The crux of the tribe’s contention is that Power Plant is being paid 30 percent of all gaming revenues as an „advisory fee,“ separate from its development fee and financing fees. Under tribal laws and the National Indian Gaming Regulatory Act, it is illegal for gambling revenue to go to a third party, according to the lawsuit.
The 3,000-member Seminoles, formed as a tribe more than 300 years ago and recognized by an act of Congress in 1957, are a protected class shielded by federal law from improper contracts and agreements.
„The tribe has fallen victim to just such an illegal and unconscionable contract which is resulting in wrongful enrichment of non-tribal members,“ the lawsuit said. „Such abuse against a protected people cannot be tolerated.“
The lawsuit marks a reversal for the tribe’s leadership, which has staunchly supported the deal even as it drew criticism from some tribe members and caught the attention of the Internal Revenue Service.
Last fall, Tribal Counsel James Shore said the „tribe believes the original deal with Cordish was fair,“ while acknowledging it was negotiating with Power Plant on a buyout.
In 1999, then-tribal Chairman James Billie began negotiating with Cordish to build high-end hotel and casino projects on Indian land in Broward County and Tampa.
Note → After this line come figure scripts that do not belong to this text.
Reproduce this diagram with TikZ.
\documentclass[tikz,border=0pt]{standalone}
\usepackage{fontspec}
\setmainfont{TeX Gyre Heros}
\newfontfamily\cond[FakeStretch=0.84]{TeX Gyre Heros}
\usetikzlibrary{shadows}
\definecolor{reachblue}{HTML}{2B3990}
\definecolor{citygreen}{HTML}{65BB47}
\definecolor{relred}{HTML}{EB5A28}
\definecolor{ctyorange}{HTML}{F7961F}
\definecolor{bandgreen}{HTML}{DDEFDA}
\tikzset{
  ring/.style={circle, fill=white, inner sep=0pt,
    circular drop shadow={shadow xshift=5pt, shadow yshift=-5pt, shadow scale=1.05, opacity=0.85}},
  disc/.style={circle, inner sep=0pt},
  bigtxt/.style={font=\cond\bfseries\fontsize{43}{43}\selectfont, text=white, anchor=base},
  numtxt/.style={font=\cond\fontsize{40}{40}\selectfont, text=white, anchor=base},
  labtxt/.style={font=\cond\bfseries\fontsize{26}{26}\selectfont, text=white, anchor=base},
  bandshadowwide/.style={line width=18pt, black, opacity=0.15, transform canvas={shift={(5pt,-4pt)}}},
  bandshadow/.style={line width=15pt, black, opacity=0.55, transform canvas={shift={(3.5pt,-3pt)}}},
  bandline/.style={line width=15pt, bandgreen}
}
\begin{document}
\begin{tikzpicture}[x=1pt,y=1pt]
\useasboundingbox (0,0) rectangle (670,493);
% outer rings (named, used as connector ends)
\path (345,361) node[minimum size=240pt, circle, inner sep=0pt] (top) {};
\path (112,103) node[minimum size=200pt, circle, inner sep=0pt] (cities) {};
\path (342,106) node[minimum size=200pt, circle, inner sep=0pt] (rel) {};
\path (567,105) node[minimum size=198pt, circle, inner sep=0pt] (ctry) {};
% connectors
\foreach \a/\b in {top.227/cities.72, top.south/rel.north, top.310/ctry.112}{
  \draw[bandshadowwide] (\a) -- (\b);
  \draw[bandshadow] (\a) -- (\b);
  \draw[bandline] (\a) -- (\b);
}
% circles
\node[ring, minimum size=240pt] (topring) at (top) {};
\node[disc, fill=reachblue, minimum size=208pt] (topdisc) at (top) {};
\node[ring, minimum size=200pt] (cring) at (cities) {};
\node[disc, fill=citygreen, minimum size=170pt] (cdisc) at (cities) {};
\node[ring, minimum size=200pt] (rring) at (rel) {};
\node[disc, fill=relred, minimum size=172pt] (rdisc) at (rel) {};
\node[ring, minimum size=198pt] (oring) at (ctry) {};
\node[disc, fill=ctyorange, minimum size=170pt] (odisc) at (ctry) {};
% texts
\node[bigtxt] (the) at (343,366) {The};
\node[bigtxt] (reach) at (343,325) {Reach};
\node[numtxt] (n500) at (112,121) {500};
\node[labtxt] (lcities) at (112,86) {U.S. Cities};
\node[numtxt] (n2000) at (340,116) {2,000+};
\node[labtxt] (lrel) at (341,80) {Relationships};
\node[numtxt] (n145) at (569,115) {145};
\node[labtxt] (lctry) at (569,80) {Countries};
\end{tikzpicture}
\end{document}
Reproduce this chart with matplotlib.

After Billie reached an agreement, he was suspended from the tribe following a protracted power struggle over a number of issues, including the Cordish deal.
The tribal council then amended the original agreement with provisions that further favored Cordish and could cost tribe members an additional $ 100 million, according to the lawsuit. The amendment shifted Power Plant’s „advisory fee,“ from 17 percent of gross revenues for 15 years to 30 percent of net gaming and non-gaming revenues over 10 years.
Both the agreement negotiated by Billie and the amendments made by council members after he left did not exclude the tribe’s already lucrative gaming profits. The tribe was making USD 250 million annually from its aging casinos in Hollywood and Tampa, meaning Power Plant still got 30 percent — USD 75 million — for casinos its didn’t build, the lawsuit said.